November 23rd, 2010 10:39am
A Plagiarized Regret
This live recording of “Pow Pow” includes a fair amount of lyrical improvisation on the part of James Murphy, and as such, he cuts out some of the words from the album version. One of the things that didn’t make it into this performance are the two lines that make the song sorta difficult for me to hear at times. This bit:
But honestly — and be honest with yourself — how much time do you waste? How much time do you blow every day?
This freaks me out because I know what the answer is, and the answer makes me feel horrible about myself. It makes me feel like a joke, a loser, an underachiever. Lazy, scared, boring. A person who is actively betraying and sabotaging himself on a daily basis. At this particular moment in my life, this is my greatest fear — that I’m wasting my time, and it’s all my fault.
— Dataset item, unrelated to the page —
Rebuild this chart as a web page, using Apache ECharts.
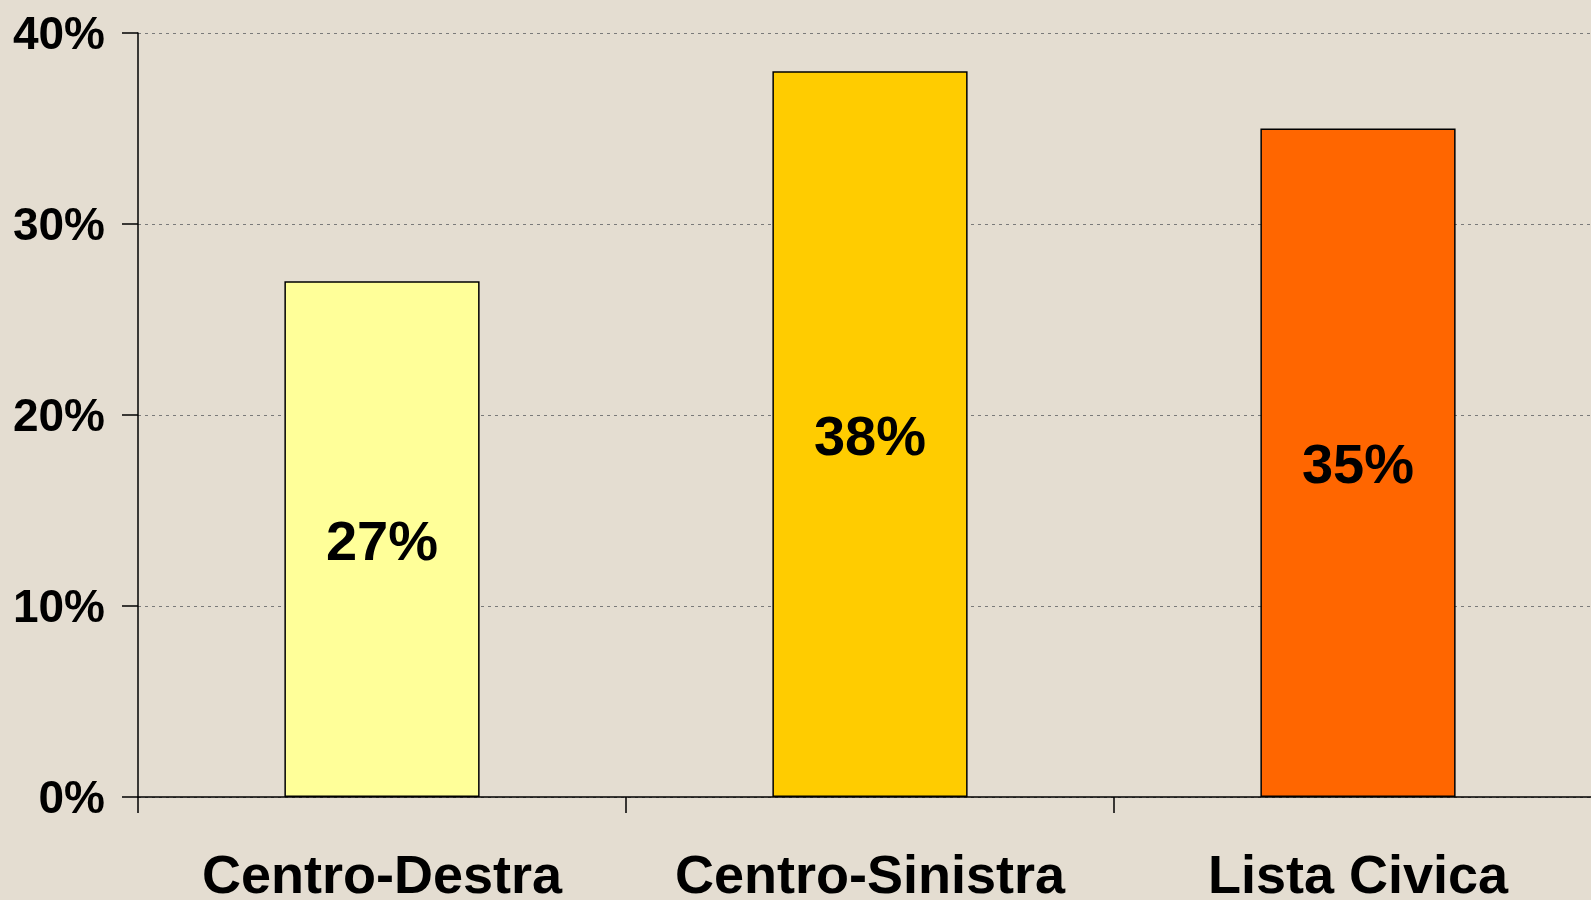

Anyone could say these words, but not just anyone could say them and have the same impact on me. When James Murphy says this, you hear the blunt truth because you know he is doing it right. He’s always working, always pushing himself. He’s cracked the code, and he’s trying to give us tough love. He knows what he’s doing here, he knows how much it will pain some people to think about how much time they’re wasting not doing what they wish that they could. He knows how many good ideas never end up being fully realized because people are afraid to commit, or too tied up in things that ultimately don’t matter very much.
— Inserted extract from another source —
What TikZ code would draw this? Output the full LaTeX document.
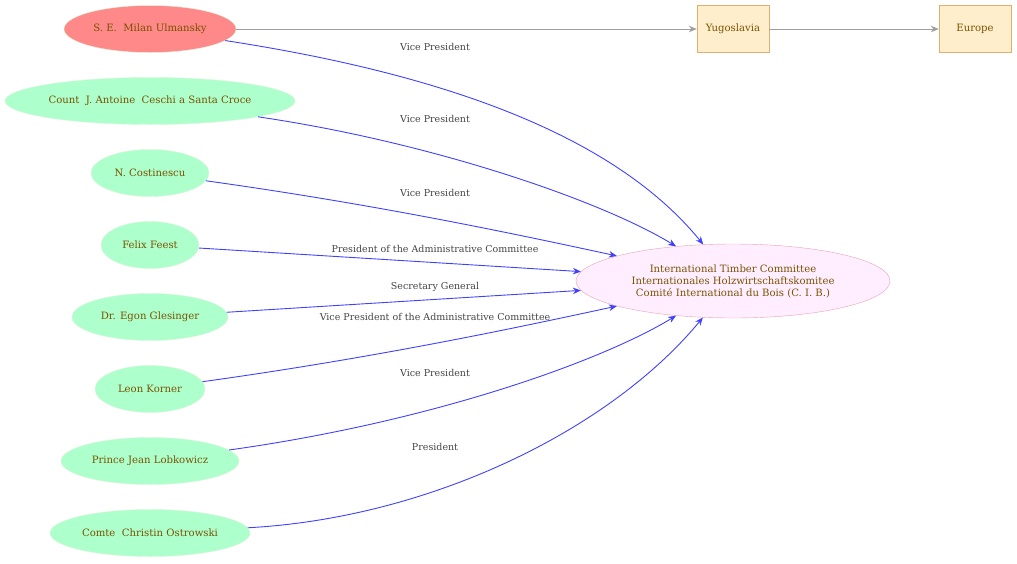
\documentclass[tikz,border=0pt]{standalone}
\usepackage{fontspec}
\setmainfont{DejaVu Serif}
\usetikzlibrary{shapes.geometric,arrows.meta}
\definecolor{pers}{HTML}{ADFFCC}
\definecolor{lead}{HTML}{FF8888}
\definecolor{persline}{HTML}{D8F5D8}
\definecolor{orgfill}{HTML}{FFEEFF}
\definecolor{orgline}{HTML}{E8A4B0}
\definecolor{placefill}{HTML}{FFEECC}
\definecolor{placeline}{HTML}{DDB070}
\definecolor{txt}{HTML}{7A5200}
\definecolor{rel}{HTML}{4040FF}
\definecolor{lbltxt}{HTML}{444444}
\begin{document}
\begin{tikzpicture}[x=1pt,y=-1pt,
    person/.style={ellipse,draw=persline,fill=pers,text=txt,inner sep=0pt,minimum height=47pt,font=\fontsize{10.1}{11}\selectfont},
    org/.style={ellipse,draw=orgline,fill=orgfill,text=txt,align=center,inner sep=0pt,minimum width=314pt,minimum height=74pt,font=\fontsize{10.1}{12}\selectfont},
    place/.style={rectangle,draw=placeline,fill=placefill,text=txt,minimum width=72pt,minimum height=47pt,font=\fontsize{10.1}{11}\selectfont},
    role/.style={text=lbltxt,font=\fontsize{9.5}{10}\selectfont},
    rolearrow/.style={draw=rel,line width=0.9pt,-{Stealth[length=8pt,width=6.5pt]}},
    geoarrow/.style={draw=gray!75,line width=0.9pt,-{Stealth[length=8pt,width=6.5pt]}}]
  \useasboundingbox (0,0) rectangle (1017,563);
  % people
  \node[person,fill=lead,minimum width=172pt] (ulmansky) at (150,29) {S. E.\ \ Milan Ulmansky};
  \node[person,minimum width=290pt] (ceschi) at (150,101) {Count\ \ J. Antoine\ \ Ceschi a Santa Croce};
  \node[person,minimum width=118pt] (costinescu) at (150,173) {N. Costinescu};
  \node[person,minimum width=98pt] (feest) at (150,245) {Felix Feest};
  \node[person,minimum width=156pt] (glesinger) at (150,317) {Dr. Egon Glesinger};
  \node[person,minimum width=110pt] (korner) at (150,389) {Leon Korner};
  \node[person,minimum width=178pt] (lobkowicz) at (150,461) {Prince Jean Lobkowicz};
  \node[person,minimum width=200pt] (ostrowski) at (150,533) {Comte\ \ Christin Ostrowski};
  % committee and places
  \node[org] (cib) at (733,281) {International Timber Committee\\Internationales Holzwirtschaftskomitee\\Comité International du Bois (C. I. B.)};
  \node[place] (yugoslavia) at (733,29) {Yugoslavia};
  \node[place] (europe) at (975,29) {Europe};
  \draw[geoarrow] (ulmansky) -- (yugoslavia);
  \draw[geoarrow] (yugoslavia) -- (europe);
  % roles
  \draw[rolearrow] (ulmansky) .. controls (430,72) and (610,130) .. (cib);
  \draw[rolearrow] (ceschi) .. controls (430,142) and (600,200) .. (cib);
  \draw[rolearrow] (costinescu) .. controls (380,205) and (520,235) .. (cib);
  \draw[rolearrow] (feest) -- (cib);
  \draw[rolearrow] (glesinger) -- (cib);
  \draw[rolearrow] (korner) .. controls (380,357) and (520,327) .. (cib);
  \draw[rolearrow] (lobkowicz) .. controls (430,422) and (600,362) .. (cib);
  \draw[rolearrow] (ostrowski) .. controls (430,518) and (610,430) .. (cib);
  \node[role] (r1) at (435,47) {Vice President};
  \node[role] (r2) at (435,119) {Vice President};
  \node[role] (r3) at (435,193) {Vice President};
  \node[role] (r4) at (435,249) {President of the Administrative Committee};
  \node[role] (r5) at (435,287) {Secretary General};
  \node[role] (r6) at (435,317) {Vice President of the Administrative Committee};
  \node[role] (r7) at (435,373) {Vice President};
  \node[role] (r8) at (435,447) {President};
\end{tikzpicture}
\end{document}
Listening to the the song without those lines is a small relief, but I am aware that they are gone, so I think about them anyway. I also think about how Murphy is waffling through the whole song, looking at things from multiple perspectives and acknowledging the validity of all of them. These words are a respectful debate going on in his head, spilling out into this song. He goes off on tangents enough times that it’s hard to tell what his main point may have been. He’s exhausted, frustrated by how touring disrupts his life. He’s concerned about using up his desire for discovery. Maybe that’s the point here: You need discovery in your life, but you can’t overload on it. It has to be meaningful. It needs context. It has to take you by surprise. You waste your time, and that’s a crime, but it sets you up for discovery, discovery, discovery, discovery. There just has to be a first step between passivity and the thrill of new things.